Luttes pour l’indépendance
A en croire les témoignages de Moctar Fofana Niang, ‘’le Pai avait prôné de façon nette et claire le divorce absolu avec la ‘’Sainte doctrine’’ du capitalisme, dont la caractéristique fondamentale est l’exploitation de l’homme par l’homme, afin de nous orienter résolument dans la voie de développement non capitaliste ou plus exactement vers le socialisme’’. Mais dans sa trajectoire, ‘’il a été l’objet de complots et de discrimination de la part des autres partis politiques africains réactionnaires, suppôts du néocolonialisme, tout au long de la période coloniale, lors de la tenue des conférences et réunions pour discuter de l’avenir de l’Afrique et plus exactement de son indépendance’’.

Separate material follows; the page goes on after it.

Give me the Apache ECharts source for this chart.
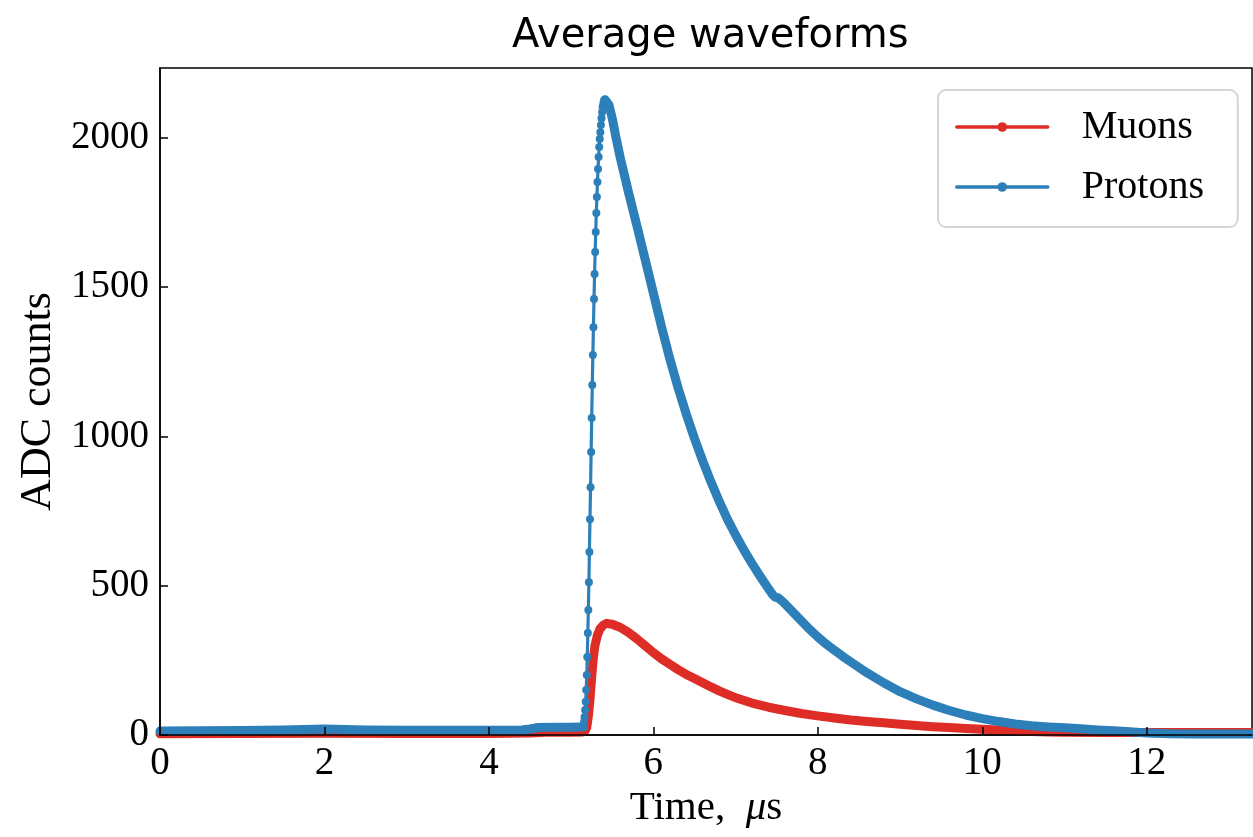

Senghor et Houphouët au banc des accusés
Parmi ces comploteurs, l’auteur cite Senghor et Houphouët ‘’qui ont tout fait pour que la voix du PAI ne soit pas entendue dans les tribunes où le sort de l’Afrique se discutait et se décidait’’. ‘’Parti le plus redouté par les forces réactionnaires d’alors, sans doute par crainte de la force de ses idées et leur pénétration au sein des masses populaires’’, le PAI imperturbable et résolument déterminé, a poursuivi sans relâche son exaltant combat, tant sur le plan de la formation idéologique de ses membres et de sa consolidation, que sur le terrain de la lutte concrète pour la défense des intérêts des masses laborieuses africaines, en s’opposant par divers moyens et formes, aux mesures antidémocratiques, antisociales ou en violation flagrante des droits des travailleurs, etc.’’
Visite du général De gaulle
Mais la période à laquelle il s’est le plus illustré, c’est sans doute lors de la visite du général De gaulle du 26 août 1958. Cet événement, de l’avis de Moctar Fofana Niang, ‘’marque une date historique dans l’Afrique pré-indépendante et a mis à nu l’hypocrisie de nos dirigeants d’alors, avec leur parti, l’Union progressiste sénégalaise (Ups), ancêtre du Parti socialiste (Ps)’’. ‘’Le Pai, de concert avec les autres organisations démocratiques de masse, les forces de progrès et patriotiques, avait préparé et organisé un accueil mémorable au général De gaulle pour lui signifier de la manière la plus claire, la volonté et la détermination de notre peuple et surtout de sa jeunesse d’aller à l’indépendance pour mettre totalement fin à la longue nuit de colonisation de notre pays par la France’’, témoigne l’auteur. Ce dernier a d’ailleurs, dans l’ouvrage, intégralement publié le Manifeste du Pai marquant sa naissance, ainsi que sa durée de vie légale, les différents rapports des différents congrès du parti. En outre, il aborde également les crises internes auxquelles le parti fut confronté et la rectification et la réorganisation qui en ont suivi.